Roughly 30 demonstrators turned out Wednesday afternoon. The idea was to catch people filing their taxes at the last minute because they couldn’t afford to pay their tax bill. Allison Duwe, executive director of the Coalition for Economic Justice, wanted to send the message that industrial development agencies, which give tax breaks to companies for economic development work, are currently operating under an unfair system that continues to reward big corporations.
The way Duwe sees it, the current tax system is fundamentally wrong. She wants to hold businesses to more accountability of how they spend taxpayer dollars to make sure the rich aren’t getting richer. “Taxes should be levied fairly and spent wisely,” she says. “We really need to change the way we do business.”
The six IDAs in Erie County don’t have a great track record of investing wisely on development and turning a profit on projects. Duwe says too often, money is given to out-of-state contractors that support low-wage workers. She wants reform that creates solid, family-supporting jobs for local workers so that money can stay in our area to stimulate our local economy. “Now more than ever, Western New Yorkers need accountable businesses that are committed to creating quality jobs for local residents,” Duwe says. “We can’t afford to spend tax dollars on empty office parks and low-wage jobs.”

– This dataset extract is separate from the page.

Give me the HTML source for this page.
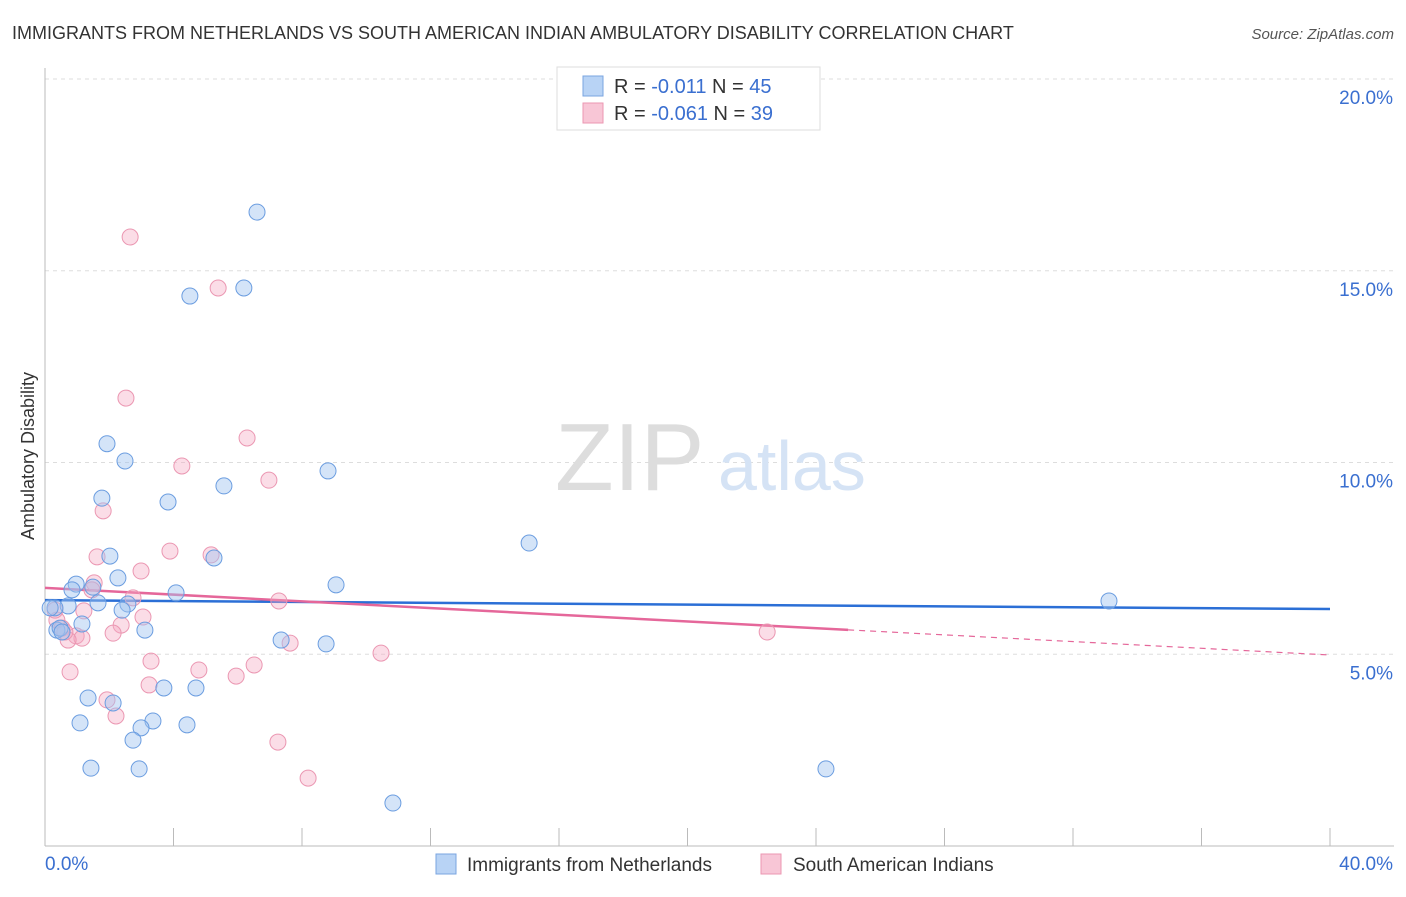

Senator Antoine Thompson and Assembly Member Sam Hoyt have both recently introduced IDA reform legislation. Duwe believes it will help to increase job standards, transparency and accountability so that taxpayers can be sure their money is being spent prudently.
Local developer Carl Paladino recently filmed a “My 3 Minutes” for Artvoice TV decrying Hoyt’s bill, which would mandate prevailing wage requirements on IDA projects. Paladino claims that the bill doesn’t make fiscal sense for Western New York developers.
At the rally, Duwe closed with a limerick she wrote:
There was a big bank looking to expand
So it went to the taxpayer and stuck out its hand
It said, give a big perk
And we’ll create lots of work
A few million in tax breaks is all we demand
Put up your dukes, Carl Paladino! There’s a challenge on the table.